Como telón de fondo, el clima aprieta. Un informe reciente de la Organización Meteorológica Mundial calcula que las emergencias meteorológicas ya se llevan entre el 2 y el 5 % del PIB africano cada año y obligan a desviar hasta el 9 % del gasto público hacia inundaciones, sequías y ciclones. En 2024, las lluvias del monzón arrasaron buena parte del Sahel y la cuenca del Níger: 1 460 muertos y 8,5 millones de damnificados en veinte países. El precio del arroz se duplicó en Kano, Nigeria, y el del tomate se disparó en Cotonú, Benín, a la semana siguiente. Se entiende, entonces, que el FMI avise de que, sin inversión en adaptación, la productividad agrícola podría caer otro 9 % antes de que termine la década.
En los despachos de Abuja, Accra, Dakar y Abiyán cada gobierno libra su propia batalla. Nigeria presume de valentía por suprimir un subsidio que devoraba el 3 % del PIB, pero paga el coste político de una inflación del 25 % y un naira que perdió un tercio de su valor. Ghana recorta gasto corriente, renegocia 8.700 millones de dólares de deuda externa y confía en que el ajuste detenga la sangría del cedi. Senegal, recién estrenada la presidencia de Bassirou Faye, encaja el hallazgo de un déficit mayor y se agarra al maná gasífero para cuadrar cifras sin ahogar la inversión social. Costa de Marfil navega entre la euforia por los precios del cacao—que benefician al erario—y el temor a un recalentamiento fiscal de cara a las elecciones presidenciales de octubre del 2025.
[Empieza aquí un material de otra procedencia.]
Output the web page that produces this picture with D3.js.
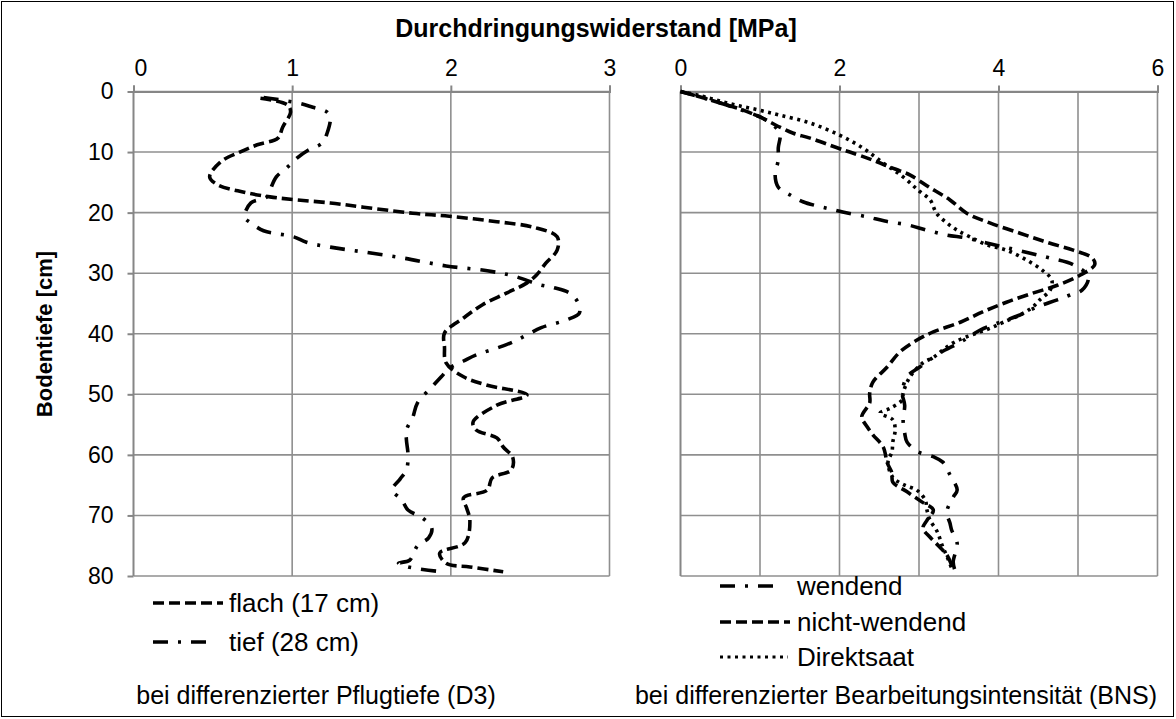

Y entonces aparece España, o más bien Canarias, a apenas 1 400 kilómetros de Dakar. El archipiélago suma dos bazas: la Zona Especial Canaria, con un impuesto del 4 %, y el paraguas jurídico de la Unión Europea. Esas credenciales convierten a Las Palmas y Santa Cruz en puerta atlántica para tres líneas de negocio. Primero, los servicios a la energía: mantenimiento de buques, avituallamiento y formación para los nuevos pozos offshore senegaleses y marfileños. Segundo, la transición verde y el agua: desalación, eólica flotante y microrredes capaces de alimentar islas caboverdianas o aldeas sahelianas donde el diésel es un lujo. Tercero, el back‑office digital: Nigeria lidera la captación de capital fintech en el continente, pero probablemente necesite nubes seguras ancladas a derecho europeo.
Quien tema al riesgo tiene herramientas. La financiación mixta—subvenciones del programa europeo Global Gateway, garantías del BEI y capital privado—amortiguan el primer impacto. Las cláusulas de estabilización blindan contratos frente a vaivenes regulatorios. Reservar un 10 % del presupuesto para drenajes y seguros paramétricos evita que la primera inundación convierta una autopista en obra fantasma. Y las joint ventures con pymes locales reducen el peligro de expropiaciones y, de paso, generan empleo donde más falta hace.
El reloj, sin embargo, corre deprisa. El FMI recuerda que once de las veinte economías que más crecerán esta década son africanas. Al mismo tiempo, la deuda externa se encarece y el dólar manda. Turquía ya financia y construye carreteras, China extiende vías férreas y Rusia vende seguridad a quien la pague. España parte con la ventaja de la cercanía y la bandera europea, pero el asiento de cabeza no se reserva solo: hay que ocuparlo.
Porque la pregunta decisiva no es si África Occidental crecerá -eso está fuera de duda- sino con quién quiere crecer. Y el barco, como cada mañana en Dakar, no espera a los indecisos.